DATA LINES:

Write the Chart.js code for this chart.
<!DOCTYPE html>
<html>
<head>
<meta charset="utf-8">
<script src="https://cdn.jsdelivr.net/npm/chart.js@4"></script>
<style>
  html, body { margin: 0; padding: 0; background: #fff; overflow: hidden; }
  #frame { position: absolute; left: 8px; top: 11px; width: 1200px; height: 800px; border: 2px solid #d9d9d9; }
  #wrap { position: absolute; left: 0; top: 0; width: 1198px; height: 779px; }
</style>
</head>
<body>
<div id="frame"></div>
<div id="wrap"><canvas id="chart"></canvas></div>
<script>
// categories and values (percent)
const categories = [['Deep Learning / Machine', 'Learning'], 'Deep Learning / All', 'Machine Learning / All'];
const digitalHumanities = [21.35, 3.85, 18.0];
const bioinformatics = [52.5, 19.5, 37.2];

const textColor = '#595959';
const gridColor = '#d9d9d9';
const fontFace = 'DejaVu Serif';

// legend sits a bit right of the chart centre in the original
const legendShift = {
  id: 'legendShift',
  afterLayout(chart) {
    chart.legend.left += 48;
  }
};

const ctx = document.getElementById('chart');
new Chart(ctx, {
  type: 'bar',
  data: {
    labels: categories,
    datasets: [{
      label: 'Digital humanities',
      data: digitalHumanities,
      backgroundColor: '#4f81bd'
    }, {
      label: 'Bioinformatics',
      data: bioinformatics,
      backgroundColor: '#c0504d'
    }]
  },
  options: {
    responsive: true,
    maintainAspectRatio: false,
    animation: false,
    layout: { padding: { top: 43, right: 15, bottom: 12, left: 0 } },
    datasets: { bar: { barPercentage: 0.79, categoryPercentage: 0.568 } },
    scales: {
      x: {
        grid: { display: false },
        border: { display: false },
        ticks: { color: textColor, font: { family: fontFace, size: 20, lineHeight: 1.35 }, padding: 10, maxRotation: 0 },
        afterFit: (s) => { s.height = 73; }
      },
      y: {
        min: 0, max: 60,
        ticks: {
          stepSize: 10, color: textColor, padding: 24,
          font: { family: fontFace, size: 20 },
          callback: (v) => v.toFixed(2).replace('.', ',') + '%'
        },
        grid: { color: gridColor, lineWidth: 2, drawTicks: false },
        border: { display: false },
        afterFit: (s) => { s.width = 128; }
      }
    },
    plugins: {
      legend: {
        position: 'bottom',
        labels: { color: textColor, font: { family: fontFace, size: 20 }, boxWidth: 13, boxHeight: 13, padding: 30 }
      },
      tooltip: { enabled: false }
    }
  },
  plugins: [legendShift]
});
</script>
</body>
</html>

...

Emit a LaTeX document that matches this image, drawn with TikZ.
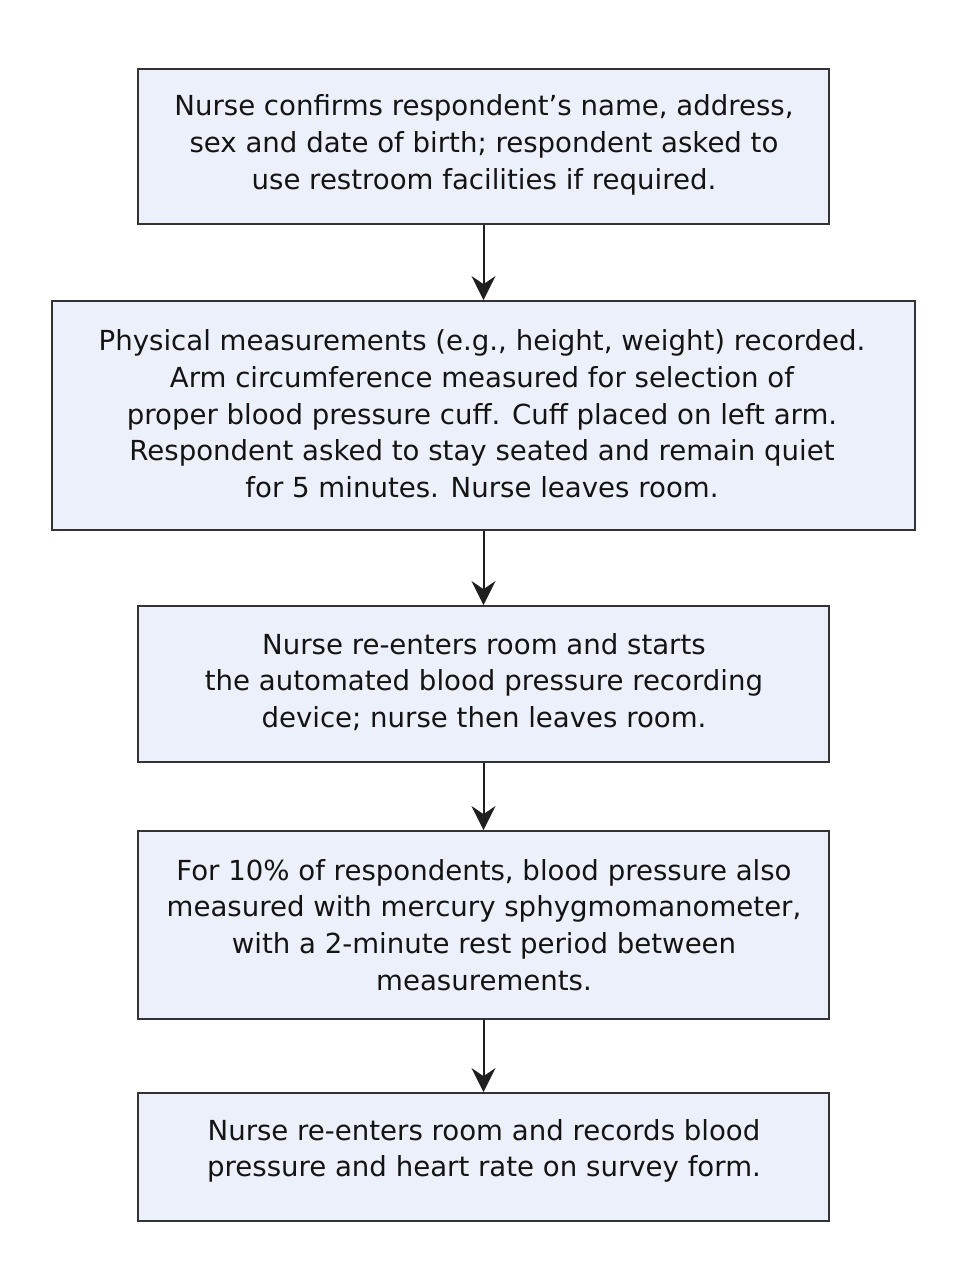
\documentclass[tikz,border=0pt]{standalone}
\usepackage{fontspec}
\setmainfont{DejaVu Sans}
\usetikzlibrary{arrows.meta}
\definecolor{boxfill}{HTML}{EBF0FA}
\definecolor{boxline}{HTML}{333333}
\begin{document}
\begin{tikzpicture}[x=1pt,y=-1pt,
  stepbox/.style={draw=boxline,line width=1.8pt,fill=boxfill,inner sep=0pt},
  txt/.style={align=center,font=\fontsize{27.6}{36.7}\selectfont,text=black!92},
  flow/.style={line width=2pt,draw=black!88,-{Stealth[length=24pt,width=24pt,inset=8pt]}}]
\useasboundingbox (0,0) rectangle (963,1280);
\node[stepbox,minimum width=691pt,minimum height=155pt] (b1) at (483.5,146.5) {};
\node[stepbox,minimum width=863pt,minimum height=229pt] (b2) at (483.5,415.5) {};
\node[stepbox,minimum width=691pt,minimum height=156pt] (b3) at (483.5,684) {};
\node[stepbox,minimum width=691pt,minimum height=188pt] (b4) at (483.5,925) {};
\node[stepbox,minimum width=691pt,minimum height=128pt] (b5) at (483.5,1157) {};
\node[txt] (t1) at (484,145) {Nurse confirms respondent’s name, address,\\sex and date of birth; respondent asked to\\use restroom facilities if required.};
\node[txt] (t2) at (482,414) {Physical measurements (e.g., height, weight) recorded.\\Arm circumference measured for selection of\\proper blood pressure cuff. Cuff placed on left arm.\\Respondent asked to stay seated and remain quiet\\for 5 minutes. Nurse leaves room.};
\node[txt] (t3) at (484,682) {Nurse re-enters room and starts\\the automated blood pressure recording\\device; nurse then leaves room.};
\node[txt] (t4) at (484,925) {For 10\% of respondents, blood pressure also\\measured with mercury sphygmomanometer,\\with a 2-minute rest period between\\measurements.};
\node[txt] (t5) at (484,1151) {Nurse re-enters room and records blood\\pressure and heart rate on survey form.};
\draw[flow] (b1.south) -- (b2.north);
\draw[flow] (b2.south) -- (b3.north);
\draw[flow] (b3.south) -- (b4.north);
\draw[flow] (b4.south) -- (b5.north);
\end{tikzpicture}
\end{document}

PROBLEM STATEMENT: Find and copy every line in the entries above where the string "this" occurs.

THE SOLUTION:
Write the Chart.js code for this chart.
Emit a LaTeX document that matches this image, drawn with TikZ.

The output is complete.